Task description
Give the material once more, word for word, without any images.

+ + + + + + +

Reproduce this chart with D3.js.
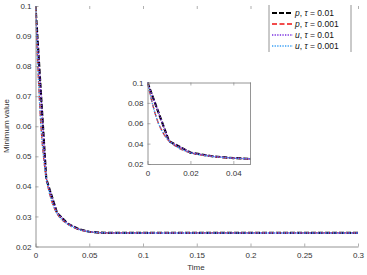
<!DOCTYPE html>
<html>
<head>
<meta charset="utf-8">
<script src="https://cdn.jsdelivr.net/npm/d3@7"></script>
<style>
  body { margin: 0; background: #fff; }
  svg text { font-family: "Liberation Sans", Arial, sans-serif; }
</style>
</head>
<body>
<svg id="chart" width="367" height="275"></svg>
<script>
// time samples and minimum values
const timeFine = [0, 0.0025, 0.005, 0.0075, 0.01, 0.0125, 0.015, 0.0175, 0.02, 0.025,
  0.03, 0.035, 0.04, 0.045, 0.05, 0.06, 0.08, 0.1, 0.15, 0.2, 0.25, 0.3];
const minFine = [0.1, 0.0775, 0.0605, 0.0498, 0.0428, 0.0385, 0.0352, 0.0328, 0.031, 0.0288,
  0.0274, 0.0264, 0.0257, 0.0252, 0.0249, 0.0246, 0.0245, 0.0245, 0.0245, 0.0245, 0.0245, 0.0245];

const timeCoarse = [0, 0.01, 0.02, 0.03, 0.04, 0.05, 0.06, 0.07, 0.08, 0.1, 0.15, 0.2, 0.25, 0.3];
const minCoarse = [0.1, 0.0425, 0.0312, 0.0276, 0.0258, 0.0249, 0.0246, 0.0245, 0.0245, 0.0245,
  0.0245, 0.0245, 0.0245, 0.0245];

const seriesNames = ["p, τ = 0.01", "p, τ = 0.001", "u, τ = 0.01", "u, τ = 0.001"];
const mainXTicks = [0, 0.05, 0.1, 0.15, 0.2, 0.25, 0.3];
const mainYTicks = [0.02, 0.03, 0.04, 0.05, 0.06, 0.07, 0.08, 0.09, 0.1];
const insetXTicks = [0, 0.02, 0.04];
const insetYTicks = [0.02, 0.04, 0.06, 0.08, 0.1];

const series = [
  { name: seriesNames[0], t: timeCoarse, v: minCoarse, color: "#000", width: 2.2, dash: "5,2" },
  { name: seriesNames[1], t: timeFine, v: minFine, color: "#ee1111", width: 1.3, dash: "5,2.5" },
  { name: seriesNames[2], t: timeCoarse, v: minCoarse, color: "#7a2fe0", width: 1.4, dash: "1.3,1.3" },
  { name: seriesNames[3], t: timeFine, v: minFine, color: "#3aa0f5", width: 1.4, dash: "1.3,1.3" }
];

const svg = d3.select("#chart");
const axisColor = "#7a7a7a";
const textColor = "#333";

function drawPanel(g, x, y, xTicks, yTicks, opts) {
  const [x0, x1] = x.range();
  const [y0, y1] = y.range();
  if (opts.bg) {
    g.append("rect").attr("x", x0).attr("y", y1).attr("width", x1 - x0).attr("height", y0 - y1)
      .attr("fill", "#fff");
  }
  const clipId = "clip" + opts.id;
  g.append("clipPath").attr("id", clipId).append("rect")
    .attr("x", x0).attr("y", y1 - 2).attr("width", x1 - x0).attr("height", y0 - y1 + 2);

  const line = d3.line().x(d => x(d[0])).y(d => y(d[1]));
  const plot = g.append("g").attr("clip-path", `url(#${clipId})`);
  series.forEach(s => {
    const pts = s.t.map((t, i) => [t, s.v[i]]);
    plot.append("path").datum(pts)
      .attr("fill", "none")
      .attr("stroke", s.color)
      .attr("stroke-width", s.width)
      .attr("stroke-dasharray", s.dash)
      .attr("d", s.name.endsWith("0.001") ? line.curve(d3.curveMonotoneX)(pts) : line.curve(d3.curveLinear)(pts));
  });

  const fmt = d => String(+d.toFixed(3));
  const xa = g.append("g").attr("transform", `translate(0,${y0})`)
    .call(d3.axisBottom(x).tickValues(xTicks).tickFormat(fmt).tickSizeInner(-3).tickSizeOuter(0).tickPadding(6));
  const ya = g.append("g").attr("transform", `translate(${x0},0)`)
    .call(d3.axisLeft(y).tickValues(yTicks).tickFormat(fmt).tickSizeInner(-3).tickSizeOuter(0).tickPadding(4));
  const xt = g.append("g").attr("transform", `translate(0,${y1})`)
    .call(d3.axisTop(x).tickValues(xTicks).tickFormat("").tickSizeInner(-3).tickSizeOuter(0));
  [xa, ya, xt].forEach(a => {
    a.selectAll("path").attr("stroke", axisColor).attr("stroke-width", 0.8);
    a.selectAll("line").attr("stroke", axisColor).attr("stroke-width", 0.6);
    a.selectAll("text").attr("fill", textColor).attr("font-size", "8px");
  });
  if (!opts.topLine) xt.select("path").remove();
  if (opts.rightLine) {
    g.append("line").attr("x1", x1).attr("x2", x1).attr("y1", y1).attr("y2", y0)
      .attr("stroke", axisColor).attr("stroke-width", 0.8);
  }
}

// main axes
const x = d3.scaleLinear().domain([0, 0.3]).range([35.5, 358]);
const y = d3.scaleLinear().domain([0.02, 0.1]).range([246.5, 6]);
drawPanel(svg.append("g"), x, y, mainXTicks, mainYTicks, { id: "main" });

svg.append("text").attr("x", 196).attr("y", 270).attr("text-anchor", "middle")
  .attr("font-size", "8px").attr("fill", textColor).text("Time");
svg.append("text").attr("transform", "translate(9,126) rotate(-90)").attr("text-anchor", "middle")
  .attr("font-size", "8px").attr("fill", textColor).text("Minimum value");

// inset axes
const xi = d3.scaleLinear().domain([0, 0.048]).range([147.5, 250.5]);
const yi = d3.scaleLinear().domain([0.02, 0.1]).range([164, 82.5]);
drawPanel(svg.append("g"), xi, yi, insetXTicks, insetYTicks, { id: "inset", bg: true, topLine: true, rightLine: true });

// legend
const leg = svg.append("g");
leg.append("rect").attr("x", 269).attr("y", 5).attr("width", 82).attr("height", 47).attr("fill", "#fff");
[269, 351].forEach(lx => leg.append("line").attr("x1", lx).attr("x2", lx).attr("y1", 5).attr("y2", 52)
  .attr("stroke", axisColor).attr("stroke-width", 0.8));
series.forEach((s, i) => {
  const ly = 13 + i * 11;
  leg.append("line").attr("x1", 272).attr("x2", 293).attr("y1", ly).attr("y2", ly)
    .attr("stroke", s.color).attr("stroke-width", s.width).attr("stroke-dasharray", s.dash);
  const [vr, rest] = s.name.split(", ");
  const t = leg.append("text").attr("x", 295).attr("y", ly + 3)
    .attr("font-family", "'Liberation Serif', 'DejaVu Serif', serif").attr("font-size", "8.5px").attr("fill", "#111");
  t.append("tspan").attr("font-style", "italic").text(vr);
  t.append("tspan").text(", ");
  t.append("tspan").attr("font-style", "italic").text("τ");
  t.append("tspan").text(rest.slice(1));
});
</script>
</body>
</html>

+ + + + + + +

Answer for this exercise
Reproduce this chart with D3.js.
<!DOCTYPE html>
<html>
<head>
<meta charset="utf-8">
<script src="https://cdn.jsdelivr.net/npm/d3@7"></script>
<style>
  body { margin: 0; background: #fff; }
  svg text { font-family: "Liberation Sans", Arial, sans-serif; }
</style>
</head>
<body>
<svg id="chart" width="367" height="275"></svg>
<script>
// time samples and minimum values
const timeFine = [0, 0.0025, 0.005, 0.0075, 0.01, 0.0125, 0.015, 0.0175, 0.02, 0.025,
  0.03, 0.035, 0.04, 0.045, 0.05, 0.06, 0.08, 0.1, 0.15, 0.2, 0.25, 0.3];
const minFine = [0.1, 0.0775, 0.0605, 0.0498, 0.0428, 0.0385, 0.0352, 0.0328, 0.031, 0.0288,
  0.0274, 0.0264, 0.0257, 0.0252, 0.0249, 0.0246, 0.0245, 0.0245, 0.0245, 0.0245, 0.0245, 0.0245];

const timeCoarse = [0, 0.01, 0.02, 0.03, 0.04, 0.05, 0.06, 0.07, 0.08, 0.1, 0.15, 0.2, 0.25, 0.3];
const minCoarse = [0.1, 0.0425, 0.0312, 0.0276, 0.0258, 0.0249, 0.0246, 0.0245, 0.0245, 0.0245,
  0.0245, 0.0245, 0.0245, 0.0245];

const seriesNames = ["p, τ = 0.01", "p, τ = 0.001", "u, τ = 0.01", "u, τ = 0.001"];
const mainXTicks = [0, 0.05, 0.1, 0.15, 0.2, 0.25, 0.3];
const mainYTicks = [0.02, 0.03, 0.04, 0.05, 0.06, 0.07, 0.08, 0.09, 0.1];
const insetXTicks = [0, 0.02, 0.04];
const insetYTicks = [0.02, 0.04, 0.06, 0.08, 0.1];

const series = [
  { name: seriesNames[0], t: timeCoarse, v: minCoarse, color: "#000", width: 2.2, dash: "5,2" },
  { name: seriesNames[1], t: timeFine, v: minFine, color: "#ee1111", width: 1.3, dash: "5,2.5" },
  { name: seriesNames[2], t: timeCoarse, v: minCoarse, color: "#7a2fe0", width: 1.4, dash: "1.3,1.3" },
  { name: seriesNames[3], t: timeFine, v: minFine, color: "#3aa0f5", width: 1.4, dash: "1.3,1.3" }
];

const svg = d3.select("#chart");
const axisColor = "#7a7a7a";
const textColor = "#333";

function drawPanel(g, x, y, xTicks, yTicks, opts) {
  const [x0, x1] = x.range();
  const [y0, y1] = y.range();
  if (opts.bg) {
    g.append("rect").attr("x", x0).attr("y", y1).attr("width", x1 - x0).attr("height", y0 - y1)
      .attr("fill", "#fff");
  }
  const clipId = "clip" + opts.id;
  g.append("clipPath").attr("id", clipId).append("rect")
    .attr("x", x0).attr("y", y1 - 2).attr("width", x1 - x0).attr("height", y0 - y1 + 2);

  const line = d3.line().x(d => x(d[0])).y(d => y(d[1]));
  const plot = g.append("g").attr("clip-path", `url(#${clipId})`);
  series.forEach(s => {
    const pts = s.t.map((t, i) => [t, s.v[i]]);
    plot.append("path").datum(pts)
      .attr("fill", "none")
      .attr("stroke", s.color)
      .attr("stroke-width", s.width)
      .attr("stroke-dasharray", s.dash)
      .attr("d", s.name.endsWith("0.001") ? line.curve(d3.curveMonotoneX)(pts) : line.curve(d3.curveLinear)(pts));
  });

  const fmt = d => String(+d.toFixed(3));
  const xa = g.append("g").attr("transform", `translate(0,${y0})`)
    .call(d3.axisBottom(x).tickValues(xTicks).tickFormat(fmt).tickSizeInner(-3).tickSizeOuter(0).tickPadding(6));
  const ya = g.append("g").attr("transform", `translate(${x0},0)`)
    .call(d3.axisLeft(y).tickValues(yTicks).tickFormat(fmt).tickSizeInner(-3).tickSizeOuter(0).tickPadding(4));
  const xt = g.append("g").attr("transform", `translate(0,${y1})`)
    .call(d3.axisTop(x).tickValues(xTicks).tickFormat("").tickSizeInner(-3).tickSizeOuter(0));
  [xa, ya, xt].forEach(a => {
    a.selectAll("path").attr("stroke", axisColor).attr("stroke-width", 0.8);
    a.selectAll("line").attr("stroke", axisColor).attr("stroke-width", 0.6);
    a.selectAll("text").attr("fill", textColor).attr("font-size", "8px");
  });
  if (!opts.topLine) xt.select("path").remove();
  if (opts.rightLine) {
    g.append("line").attr("x1", x1).attr("x2", x1).attr("y1", y1).attr("y2", y0)
      .attr("stroke", axisColor).attr("stroke-width", 0.8);
  }
}

// main axes
const x = d3.scaleLinear().domain([0, 0.3]).range([35.5, 358]);
const y = d3.scaleLinear().domain([0.02, 0.1]).range([246.5, 6]);
drawPanel(svg.append("g"), x, y, mainXTicks, mainYTicks, { id: "main" });

svg.append("text").attr("x", 196).attr("y", 270).attr("text-anchor", "middle")
  .attr("font-size", "8px").attr("fill", textColor).text("Time");
svg.append("text").attr("transform", "translate(9,126) rotate(-90)").attr("text-anchor", "middle")
  .attr("font-size", "8px").attr("fill", textColor).text("Minimum value");

// inset axes
const xi = d3.scaleLinear().domain([0, 0.048]).range([147.5, 250.5]);
const yi = d3.scaleLinear().domain([0.02, 0.1]).range([164, 82.5]);
drawPanel(svg.append("g"), xi, yi, insetXTicks, insetYTicks, { id: "inset", bg: true, topLine: true, rightLine: true });

// legend
const leg = svg.append("g");
leg.append("rect").attr("x", 269).attr("y", 5).attr("width", 82).attr("height", 47).attr("fill", "#fff");
[269, 351].forEach(lx => leg.append("line").attr("x1", lx).attr("x2", lx).attr("y1", 5).attr("y2", 52)
  .attr("stroke", axisColor).attr("stroke-width", 0.8));
series.forEach((s, i) => {
  const ly = 13 + i * 11;
  leg.append("line").attr("x1", 272).attr("x2", 293).attr("y1", ly).attr("y2", ly)
    .attr("stroke", s.color).attr("stroke-width", s.width).attr("stroke-dasharray", s.dash);
  const [vr, rest] = s.name.split(", ");
  const t = leg.append("text").attr("x", 295).attr("y", ly + 3)
    .attr("font-family", "'Liberation Serif', 'DejaVu Serif', serif").attr("font-size", "8.5px").attr("fill", "#111");
  t.append("tspan").attr("font-style", "italic").text(vr);
  t.append("tspan").text(", ");
  t.append("tspan").attr("font-style", "italic").text("τ");
  t.append("tspan").text(rest.slice(1));
});
</script>
</body>
</html>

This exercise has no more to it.